Soon after the court case Gentileschi married another painter and moved from Rome to Florence. It was the beginning of a stellar career, with coveted commissions from the Medici family and a spot as the first female in the Accademia delle Arti del Disegno.

Simplistic interpretations that relate Gentileschi’s work to her rape have dominated the attention of scholars, but the artist’s bold painting style and compositions make her one of the most innovative Baroque painters after Caravaggio. She took new angles on Bible stories to explore the complex emotional experiences of her subjects, and would often place a central figure in the extreme foreground to heighten the drama of her scenes and pull her viewers into the middle of the action.

Self portrait, Louise Elisabeth Vigee Le Brun, Matthews Gallery
Self portrait, Louise Elisabeth Vigee Le Brun

3. Louise Elisabeth Vigee Le Brun (1755-1842)

The French Neoclassical and Rococo painter was born in Paris and opened her own portrait studio in her early teens, scoring commissions from high profile nobles and rubbing elbows with masters of the day. When she lost her studio for lack of a license, she tricked the Academie de Saint Luc into showing her work and eventually gained official membership.
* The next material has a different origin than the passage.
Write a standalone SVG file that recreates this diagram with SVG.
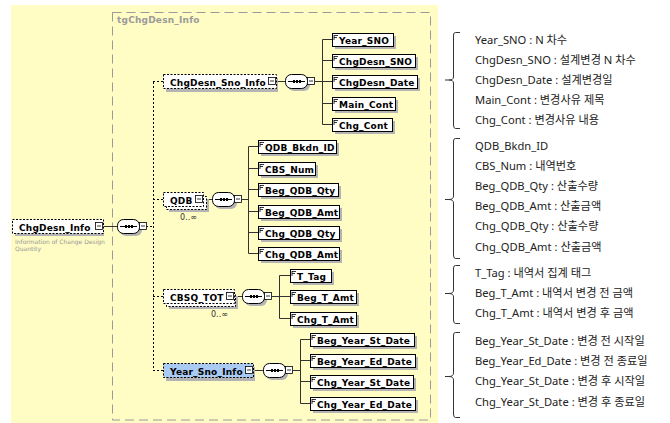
<svg xmlns="http://www.w3.org/2000/svg" width="670" height="423" viewBox="0 0 670 423">
<style>
.bg{fill:#fffcc4}
.grp{fill:none;stroke:#9a9a9a;stroke-width:1;stroke-dasharray:9,5}
.glabel{font-family:"DejaVu Sans",Verdana,sans-serif;font-weight:bold;font-size:9px;fill:#9a9a9a;letter-spacing:0.2px}
.el{fill:#fff;stroke:#000;stroke-width:1}
.opt{fill:#fff;stroke:#000;stroke-width:1;stroke-dasharray:2,1.5}
.sel{fill:#a9caf2;stroke:#000;stroke-width:1;stroke-dasharray:2,1.5}
.sh{fill:#b4b4b4}
.lbl{font-family:"DejaVu Sans",Verdana,sans-serif;font-weight:bold;font-size:9px;fill:#000;letter-spacing:0.2px}
.occ{font-family:"DejaVu Sans",Verdana,sans-serif;font-size:8px;fill:#333}
.desc{font-family:"DejaVu Sans",Verdana,sans-serif;font-size:6px;fill:#999}
.ln{fill:none;stroke:#333;stroke-width:1}
.dl{fill:none;stroke:#000;stroke-width:1;stroke-dasharray:2,2}
.cmp{fill:#fff;stroke:#000;stroke-width:1}
.mb{fill:#fff;stroke:#000;stroke-width:0.8}
.ic{fill:none;stroke:#000;stroke-width:0.8}
.note{font-family:"Noto Sans","Noto Sans CJK KR",sans-serif;font-size:11.2px;fill:#222}
.br{fill:none;stroke:#333;stroke-width:1}
</style>
<defs>
<g id="minus"><rect class="mb" x="0.5" y="0.5" width="7" height="7"/><line x1="2" y1="4" x2="6" y2="4" stroke="#000" stroke-width="0.8"/></g>
<g id="seq">
<rect class="sh" x="3" y="3" width="22" height="14" rx="6"/>
<rect class="cmp" x="0.5" y="0.5" width="22" height="14" rx="6"/>
<line x1="3" y1="7.5" x2="20" y2="7.5" stroke="#000" stroke-width="1"/>
<rect x="8" y="6" width="2" height="3" fill="#000"/><rect x="11" y="6" width="2" height="3" fill="#000"/><rect x="14" y="6" width="2" height="3" fill="#000"/>
</g>
<g id="eic"><path class="ic" d="M2,2.5 H6 M2,4.5 H5 M2,2 V7"/></g>
</defs>

<rect class="bg" x="11" y="5" width="427" height="418"/>
<rect class="grp" x="112.5" y="12.5" width="318" height="407.5"/>
<text class="glabel" x="117" y="23">tgChgDesn_Info</text>

<g id="connectors">
<line class="ln" x1="104" y1="226.5" x2="117" y2="226.5"/>
<line class="dl" x1="146" y1="226.5" x2="153" y2="226.5"/>
<line class="dl" x1="153.5" y1="82" x2="153.5" y2="371"/>
<line class="dl" x1="153" y1="81.5" x2="163" y2="81.5"/>
<line class="dl" x1="153" y1="199.5" x2="163" y2="199.5"/>
<line class="dl" x1="153" y1="296.5" x2="163" y2="296.5"/>
<line class="dl" x1="153" y1="370.5" x2="163" y2="370.5"/>
<line class="ln" x1="277" y1="81.5" x2="285" y2="81.5"/>
<line class="ln" x1="315" y1="81.5" x2="322" y2="81.5"/>
<path class="ln" d="M332,39.5 H322.5 V124.5 H332 M322,60.5 H332 M322,81.5 H332 M322,103.5 H332"/>
<line class="ln" x1="203" y1="199.5" x2="212" y2="199.5"/>
<line class="ln" x1="242" y1="199.5" x2="248" y2="199.5"/>
<path class="ln" d="M258,146.5 H248.5 V253.5 H258 M248,168.5 H258 M248,189.5 H258 M248,211.5 H258 M248,232.5 H258"/>
<line class="ln" x1="235" y1="296.5" x2="242" y2="296.5"/>
<line class="ln" x1="272" y1="296.5" x2="279" y2="296.5"/>
<path class="ln" d="M290,275.5 H279.5 V318.5 H290 M279,296.5 H290"/>
<line class="ln" x1="253" y1="370.5" x2="263" y2="370.5"/>
<line class="ln" x1="293" y1="370.5" x2="300" y2="370.5"/>
<path class="ln" d="M310,339.5 H300.5 V403.5 H310 M300,360.5 H310 M300,381.5 H310"/>
</g>

<g id="ChgDesn_Info">
<rect class="sh" x="15" y="222" width="89" height="14"/>
<rect class="opt" x="12.5" y="219.5" width="91" height="14"/>
<text class="lbl" x="19" y="230.5">ChgDesn_Info</text>
<use href="#minus" x="95" y="222"/>
<text class="desc" x="15" y="244">Information of Change Design</text>
<text class="desc" x="15" y="251">Quantity</text>
</g>
<g id="seq_root"><use href="#seq" x="117" y="219"/><use href="#minus" x="139" y="222"/></g>

<g id="ChgDesn_Sno_Info">
<rect class="sh" x="166" y="78" width="112" height="14"/>
<rect class="opt" x="163.5" y="74.5" width="113" height="14"/>
<text class="lbl" x="170" y="85.5">ChgDesn_Sno_Info</text>
<use href="#minus" x="268" y="77"/>
</g>
<g id="seq1"><use href="#seq" x="285" y="74"/><use href="#minus" x="307" y="77"/></g>

<g id="Year_SNO"><rect class="sh" x="335" y="36" width="61" height="13"/><rect class="el" x="332.5" y="33.5" width="61" height="13"/><use href="#eic" x="332" y="33"/><text class="lbl" x="339" y="43.5">Year_SNO</text></g>
<g id="ChgDesn_SNO"><rect class="sh" x="335" y="57" width="83" height="13"/><rect class="el" x="332.5" y="54.5" width="83" height="13"/><use href="#eic" x="332" y="54"/><text class="lbl" x="339" y="64.5">ChgDesn_SNO</text></g>
<g id="ChgDesn_Date"><rect class="sh" x="335" y="78" width="85" height="13"/><rect class="el" x="332.5" y="75.5" width="85" height="13"/><use href="#eic" x="332" y="75"/><text class="lbl" x="339" y="85.5">ChgDesn_Date</text></g>
<g id="Main_Cont"><rect class="sh" x="335" y="100" width="63" height="13"/><rect class="el" x="332.5" y="97.5" width="63" height="13"/><use href="#eic" x="332" y="97"/><text class="lbl" x="339" y="107.5">Main_Cont</text></g>
<g id="Chg_Cont"><rect class="sh" x="335" y="121" width="60" height="13"/><rect class="el" x="332.5" y="118.5" width="60" height="13"/><use href="#eic" x="332" y="118"/><text class="lbl" x="339" y="128.5">Chg_Cont</text></g>

<g id="QDB">
<rect class="sh" x="169" y="199" width="40" height="13"/>
<rect class="opt" x="166.5" y="196.5" width="40" height="13"/>
<rect class="opt" x="163.5" y="192.5" width="40" height="14"/>
<text class="lbl" x="170" y="203.5">QDB</text>
<use href="#minus" x="195" y="195"/>
<text class="occ" x="180" y="220">0..∞</text>
</g>
<g id="seq2"><use href="#seq" x="212" y="192"/><use href="#minus" x="234" y="195"/></g>

<g id="QDB_Bkdn_ID"><rect class="sh" x="261" y="143" width="78" height="13"/><rect class="el" x="258.5" y="140.5" width="78" height="13"/><use href="#eic" x="258" y="140"/><text class="lbl" x="265" y="150.5">QDB_Bkdn_ID</text></g>
<g id="CBS_Num"><rect class="sh" x="261" y="165" width="57" height="13"/><rect class="el" x="258.5" y="162.5" width="57" height="13"/><use href="#eic" x="258" y="162"/><text class="lbl" x="265" y="172.5">CBS_Num</text></g>
<g id="Beg_QDB_Qty"><rect class="sh" x="261" y="186" width="80" height="13"/><rect class="el" x="258.5" y="183.5" width="80" height="13"/><use href="#eic" x="258" y="183"/><text class="lbl" x="265" y="193.5">Beg_QDB_Qty</text></g>
<g id="Beg_QDB_Amt"><rect class="sh" x="261" y="208" width="81" height="13"/><rect class="el" x="258.5" y="205.5" width="81" height="13"/><use href="#eic" x="258" y="205"/><text class="lbl" x="265" y="215.5">Beg_QDB_Amt</text></g>
<g id="Chg_QDB_Qty"><rect class="sh" x="261" y="229" width="81" height="13"/><rect class="el" x="258.5" y="226.5" width="81" height="13"/><use href="#eic" x="258" y="226"/><text class="lbl" x="265" y="236.5">Chg_QDB_Qty</text></g>
<g id="Chg_QDB_Amt"><rect class="sh" x="261" y="250" width="81" height="13"/><rect class="el" x="258.5" y="247.5" width="81" height="13"/><use href="#eic" x="258" y="247"/><text class="lbl" x="265" y="257.5">Chg_QDB_Amt</text></g>

<g id="CBSQ_TOT">
<rect class="sh" x="169" y="296" width="69" height="13"/>
<rect class="opt" x="166.5" y="293.5" width="69" height="13"/>
<rect class="opt" x="163.5" y="289.5" width="71" height="14"/>
<text class="lbl" x="170" y="300.5">CBSQ_TOT</text>
<use href="#minus" x="226" y="292"/>
<text class="occ" x="211" y="317">0..∞</text>
</g>
<g id="seq3"><use href="#seq" x="242" y="289"/><use href="#minus" x="264" y="292"/></g>

<g id="T_Tag"><rect class="sh" x="293" y="272" width="41" height="13"/><rect class="el" x="290.5" y="269.5" width="41" height="13"/><use href="#eic" x="290" y="269"/><text class="lbl" x="297" y="279.5">T_Tag</text></g>
<g id="Beg_T_Amt"><rect class="sh" x="293" y="293" width="66" height="13"/><rect class="el" x="290.5" y="290.5" width="66" height="13"/><use href="#eic" x="290" y="290"/><text class="lbl" x="297" y="300.5">Beg_T_Amt</text></g>
<g id="Chg_T_Amt"><rect class="sh" x="293" y="315" width="66" height="13"/><rect class="el" x="290.5" y="312.5" width="66" height="13"/><use href="#eic" x="290" y="312"/><text class="lbl" x="297" y="322.5">Chg_T_Amt</text></g>

<g id="Year_Sno_Info">
<rect class="sh" x="166" y="367" width="89" height="14"/>
<rect class="sel" x="163.5" y="363.5" width="90" height="14"/>
<text class="lbl" x="170" y="374.5">Year_Sno_Info</text>
<use href="#minus" x="245" y="366"/>
</g>
<g id="seq4"><use href="#seq" x="263" y="363"/><use href="#minus" x="285" y="366"/></g>

<g id="Beg_Year_St_Date"><rect class="sh" x="313" y="336" width="104" height="13"/><rect class="el" x="310.5" y="333.5" width="104" height="13"/><use href="#eic" x="310" y="333"/><text class="lbl" x="317" y="343.5">Beg_Year_St_Date</text></g>
<g id="Beg_Year_Ed_Date"><rect class="sh" x="313" y="357" width="105" height="13"/><rect class="el" x="310.5" y="354.5" width="105" height="13"/><use href="#eic" x="310" y="354"/><text class="lbl" x="317" y="364.5">Beg_Year_Ed_Date</text></g>
<g id="Chg_Year_St_Date"><rect class="sh" x="313" y="378" width="103" height="13"/><rect class="el" x="310.5" y="375.5" width="103" height="13"/><use href="#eic" x="310" y="375"/><text class="lbl" x="317" y="385.5">Chg_Year_St_Date</text></g>
<g id="Chg_Year_Ed_Date"><rect class="sh" x="313" y="400" width="105" height="13"/><rect class="el" x="310.5" y="397.5" width="105" height="13"/><use href="#eic" x="310" y="397"/><text class="lbl" x="317" y="407.5">Chg_Year_Ed_Date</text></g>

<g id="notes">
<path class="br" d="M460,32.5 H455.5 Q453.5,32.5 453.5,35 V77 Q453.5,80 449,80 H445 M449,80 Q453.5,80 453.5,83 V125 Q453.5,128.5 455.5,128.5 H460"/>
<path class="br" d="M460,138.5 H455.5 Q453.5,138.5 453.5,141 V196 Q453.5,199.5 449,199.5 H445 M449,199.5 Q453.5,199.5 453.5,203 V255 Q453.5,258.5 455.5,258.5 H460"/>
<path class="br" d="M460,265.5 H455.5 Q453.5,265.5 453.5,268 V290 Q453.5,293.5 449,293.5 H445 M449,293.5 Q453.5,293.5 453.5,297 V320 Q453.5,323.5 455.5,323.5 H460"/>
<path class="br" d="M460,332.5 H455.5 Q453.5,332.5 453.5,335 V373 Q453.5,376.5 449,376.5 H445 M449,376.5 Q453.5,376.5 453.5,380 V414 Q453.5,417.5 455.5,417.5 H460"/>
<text class="note" x="475" y="44">Year_SNO : N 차수</text>
<text class="note" x="475" y="64">ChgDesn_SNO : 설계변경 N 차수</text>
<text class="note" x="475" y="84">ChgDesn_Date : 설계변경일</text>
<text class="note" x="475" y="104">Main_Cont : 변경사유 제목</text>
<text class="note" x="475" y="124">Chg_Cont : 변경사유 내용</text>
<text class="note" x="475" y="150">QDB_Bkdn_ID</text>
<text class="note" x="475" y="170">CBS_Num : 내역번호</text>
<text class="note" x="475" y="190">Beg_QDB_Qty : 산출수량</text>
<text class="note" x="475" y="210">Beg_QDB_Amt : 산출금액</text>
<text class="note" x="475" y="230">Chg_QDB_Qty : 산출수량</text>
<text class="note" x="475" y="251">Chg_QDB_Amt : 산출금액</text>
<text class="note" x="475" y="277">T_Tag : 내역서 집계 태그</text>
<text class="note" x="475" y="297">Beg_T_Amt : 내역서 변경 전 금액</text>
<text class="note" x="475" y="317">Chg_T_Amt : 내역서 변경 후 금액</text>
<text class="note" x="475" y="345">Beg_Year_St_Date : 변경 전 시작일</text>
<text class="note" x="475" y="365">Beg_Year_Ed_Date : 변경 전 종료일</text>
<text class="note" x="475" y="385">Chg_Year_St_Date : 변경 후 시작일</text>
<text class="note" x="475" y="406">Chg_Year_St_Date : 변경 후 종료일</text>
</g>
</svg>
Vigee Le Brun is best known for her work as the portraitist of Marie Antoinette, who commissioned more than two dozen works from the artist. Her vivid, rosy depictions of the doomed queen in the Rococo style made Louise the most famous female painter of the 18th century. She’d ceded the title of royal court painter by the time of the French Revolution, but she still fled France during the conflict and took portrait commissions from nobles across Europe. However, the canvas that landed her on this list is a painting of the artist herself.

The self portrait, painted in 1787, was an image of Vigee Le Brun sporting a full, toothy grin. It was such a divergence from painting conventions thus far that it caused an uproar in the art world. “An affectation which artists, art-lovers and persons of taste have been united in condemning, and which finds no precedent among the Ancients, is that in smiling,” spewed one gossip columnist. “[Vigee Le Brun] shows her teeth.” The painting briefly made Louise’s smile as notorious as the Mona Lisa’s, and shattered a tradition that stretched back to the Greeks.
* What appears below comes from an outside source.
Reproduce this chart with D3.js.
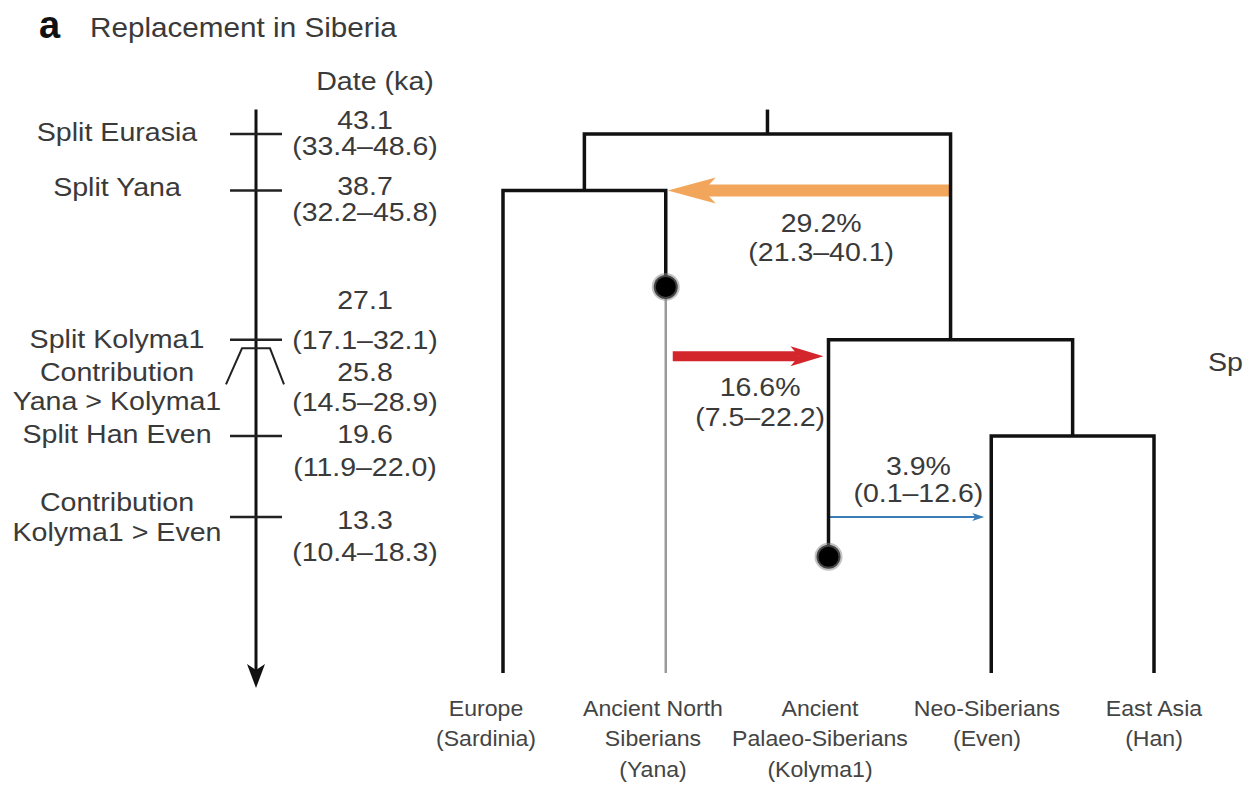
<!DOCTYPE html>
<html>
<head>
<meta charset="utf-8">
<script src="https://cdn.jsdelivr.net/npm/d3@7"></script>
<style>
  body { margin: 0; background: #fff; }
  text { font-family: "Liberation Sans", Arial, Helvetica, sans-serif; fill: #3a3a3a; }
</style>
</head>
<body>
<script>
// timeline of events (left column)
const eventLabels = [["Split Eurasia"], ["Split Yana"], ["Split Kolyma1"],
  ["Contribution", "Yana > Kolyma1"], ["Split Han Even"], ["Contribution", "Kolyma1 > Even"]];
const eventDates = [43.1, 38.7, 27.1, 25.8, 19.6, 13.3];
const eventCIs = ["(33.4–48.6)", "(32.2–45.8)", "(17.1–32.1)", "(14.5–28.9)", "(11.9–22.0)", "(10.4–18.3)"];
const eventIsBracket = [false, false, false, true, false, false];

// tree
const leaves = ["Europe", "Yana", "Kolyma1", "Even", "Han"];
const leafNames = [["Europe", "(Sardinia)"], ["Ancient North", "Siberians", "(Yana)"],
  ["Ancient", "Palaeo-Siberians", "(Kolyma1)"], ["Neo-Siberians", "(Even)"], ["East Asia", "(Han)"]];
const splitNodes = ["Root", "West", "East", "EvenHan"];
const splitKids = [["West", "East"], ["Europe", "Yana"], ["Kolyma1", "EvenHan"], ["Even", "Han"]];
const splitDates = [43.1, 38.7, 27.1, 19.6];
const rootDate = 45.0;
const sampled = ["Yana", "Kolyma1"];
const sampleDates = [31.2, 10.2];
const ghostLineage = ["Yana"];

// admixture pulses
const flowFrom = ["East", "Yana", "Kolyma1"];
const flowTo = ["Yana", "Kolyma1", "Even"];
const flowDates = [38.7, 25.8, 13.3];
const flowPct = ["29.2%", "16.6%", "3.9%"];
const flowCI = ["(21.3–40.1)", "(7.5–22.2)", "(0.1–12.6)"];

// styling / layout bits
const flowColor = ["#f2a65c", "#d3262c", "#3d7db5"];
const flowWidth = [12, 10, 2];
const headLen = [48, 33, 12];
const headHalf = [13, 10, 4];
const startGap = [0, 7, 0];
const tipGap = [2, 5, 7];
const pctDy = [32, 31, -51];
const pctCiDy = [61, 61, -24];
const labelDy = [-2, -4, -1, 15, -2, -15];
const valueDy = [-14, -5, -40, 16, -2, 3];
const ciDy = [12, 21, 0, 46, 31, 35];

const W = 1246, H = 785;
const svg = d3.select("body").append("svg").attr("width", W).attr("height", H);

const y = d3.scaleLinear().domain([43.1, 13.3]).range([134, 517]);
const xLeaf = d3.scalePoint().domain(leaves).range([503, 1154]);
const xLabel = d3.scalePoint().domain(leaves).range([486, 1154]);

function label(g, x, yy, s, o = {}) {
  return g.append("text")
    .attr("transform", `translate(${x},${yy}) scale(${o.sx || 1.1},1)`)
    .attr("dy", "0.36em")
    .attr("text-anchor", o.anchor || "middle")
    .style("font-size", (o.size || 26) + "px")
    .text(s);
}

// title
svg.append("text").attr("x", 39).attr("y", 38)
  .style("font-weight", "bold").style("font-size", "38px").style("fill", "#111").text("a");
svg.append("text").attr("transform", "translate(90,37) scale(1.06,1)")
  .style("font-size", "28px").text("Replacement in Siberia");

// time axis
const ax = 256;
label(svg, 375, 81, "Date (ka)");
svg.append("line").attr("x1", ax).attr("x2", ax)
  .attr("y1", y(rootDate)).attr("y2", y(0) - 12)
  .attr("stroke", "#111").attr("stroke-width", 3);
svg.append("path")
  .attr("d", `M${ax},${y(0)} L${ax - 9},${y(0) - 24} L${ax},${y(0) - 18} L${ax + 9},${y(0) - 24} Z`)
  .attr("fill", "#111");

eventDates.forEach((d, i) => {
  const yy = y(d);
  if (eventIsBracket[i]) {
    svg.append("path")
      .attr("d", `M${ax - 30},${yy + 28} L${ax - 14},${yy - 8} L${ax + 14},${yy - 8} L${ax + 28},${yy + 28}`)
      .attr("fill", "none").attr("stroke", "#222").attr("stroke-width", 2);
  } else {
    svg.append("line").attr("x1", ax - 26).attr("x2", ax + 26)
      .attr("y1", yy).attr("y2", yy)
      .attr("stroke", "#222").attr("stroke-width", 2.5);
  }
  eventLabels[i].forEach((s, j) => label(svg, 117, yy + labelDy[i] + j * 29.5, s));
  label(svg, 365, yy + valueDy[i], d.toFixed(1), { size: 25, sx: 1.14 });
  label(svg, 365, yy + ciDy[i], eventCIs[i], { size: 25, sx: 1.14 });
});

// tree positions
const nodeX = {}, nodeDate = {};
leaves.forEach(l => { nodeX[l] = xLeaf(l); });
splitNodes.forEach((n, i) => { nodeDate[n] = splitDates[i]; });
function getX(n) {
  if (nodeX[n] === undefined) {
    const k = splitKids[splitNodes.indexOf(n)];
    nodeX[n] = (getX(k[0]) + getX(k[1])) / 2;
  }
  return nodeX[n];
}
splitNodes.forEach(getX);
const leafBottom = y(0) - 15;

function bottomOf(n) {
  if (nodeDate[n] !== undefined) return y(nodeDate[n]);
  const s = sampled.indexOf(n);
  return s >= 0 ? y(sampleDates[s]) : leafBottom;
}

// gene flow arrows
flowDates.forEach((d, i) => {
  const yy = y(d);
  const x0 = getX(flowFrom[i]), x1 = getX(flowTo[i]);
  const dir = Math.sign(x1 - x0);
  const start = x0 + dir * startGap[i];
  const tip = x1 - dir * tipGap[i];
  const back = tip - dir * headLen[i];
  const notch = tip - dir * headLen[i] * 0.75;
  svg.append("line").attr("x1", start).attr("x2", notch)
    .attr("y1", yy).attr("y2", yy)
    .attr("stroke", flowColor[i]).attr("stroke-width", flowWidth[i]);
  svg.append("path")
    .attr("d", `M${tip},${yy} L${back},${yy - headHalf[i]} L${notch},${yy} L${back},${yy + headHalf[i]} Z`)
    .attr("fill", flowColor[i]);
  const mid = (start + tip) / 2 + 12;
  label(svg, mid, yy + pctDy[i], flowPct[i], { size: 25, sx: 1.14 });
  label(svg, mid, yy + pctCiDy[i], flowCI[i], { size: 25, sx: 1.14 });
});

// tree branches
const tree = svg.append("g").attr("fill", "none")
  .attr("stroke", "#111").attr("stroke-width", 3.5).attr("stroke-linejoin", "miter");
tree.append("line")
  .attr("x1", getX("Root")).attr("x2", getX("Root"))
  .attr("y1", y(rootDate)).attr("y2", y(splitDates[0]));
splitNodes.forEach((n, i) => {
  const yy = y(splitDates[i]);
  const [a, b] = splitKids[i];
  tree.append("path")
    .attr("d", `M${getX(a)},${bottomOf(a)} V${yy} H${getX(b)} V${bottomOf(b)}`);
});

// sampled ancient individuals
ghostLineage.forEach(n => {
  svg.append("line").attr("x1", getX(n)).attr("x2", getX(n))
    .attr("y1", bottomOf(n)).attr("y2", leafBottom)
    .attr("stroke", "#9a9a9a").attr("stroke-width", 2.5);
});
sampled.forEach((n, i) => {
  svg.append("circle").attr("cx", getX(n)).attr("cy", y(sampleDates[i]))
    .attr("r", 12).attr("fill", "#000")
    .attr("stroke", "#888").attr("stroke-opacity", 0.5).attr("stroke-width", 4);
});

// leaf labels
leaves.forEach((l, i) => {
  leafNames[i].forEach((s, j) => {
    label(svg, xLabel(l), 708 + j * 30.5, s, { size: 22, sx: 1.05 }).style("fill", "#444");
  });
});

// start of the next panel's label, cut by the frame as in the source
label(svg, 1208, 362, "Sp", { anchor: "start" });
</script>
</body>
</html>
Self portrait, Mary Cassatt, Matthews Gallery blog
Self portrait, Mary Cassatt

4. Mary Cassatt (1844-1926)

Mary Cassatt was born in Allegheny City, Pennsylvania and attended the Pennsylvania Academy of Fine Arts, where most of the female students saw art not as a profession but as a privilege of high society. She left the Academy for Paris in 1866, frustrated with her teachers’ attitudes toward female artists and determined to study the masters on her own.

In France, Cassatt enlisted various private tutors and copied works in the Louvre to develop her skill. Impressionism was just beginning to rock the foundations of the Parisian art world, but it didn’t catch Cassatt’s fancy until after an unsuccessful stint in Chicago and a return to Paris in 1871. That’s when she met Edgar Degas, who introduced her to Impressionists and offered to show her work in one of their exhibitions.

Cassatt would become a hugely influential figure in the fledgling movement, and would later be named one of “les trois grandes dames” of Impressionism by art critic Gustave Geffroy.

Portrait of Gertrude Stein, Pablo Picasso, Matthews Gallery blog
Portrait of Gertrude Stein, Pablo Picasso

Gertrude Stein (1874-1946)

“I always wanted to be historical from almost a baby on, I felt that way about it,” Gertrude Stein once declared. If anyone called into doubt the American modernist writer’s genius, Stein was the first to speak up about it.

Stein’s influence on the history of visual art is partly tied to her radical writing style, which helped define modernism and was crafted in close dialogue with the visual arts. Her significance also rests in her expansive art collection, which populated the walls of her Parisian home where influential modernists like Pablo Picasso, Henri Matisse, Ernest Hemingway and F. Scott Fitzgerald often congregated.

As the often stern den mother of the “Lost Generation” carefully curated her collection and cultivated close friendships with the artists she liked, she was shaping a radical revolution that would forever change the history of art.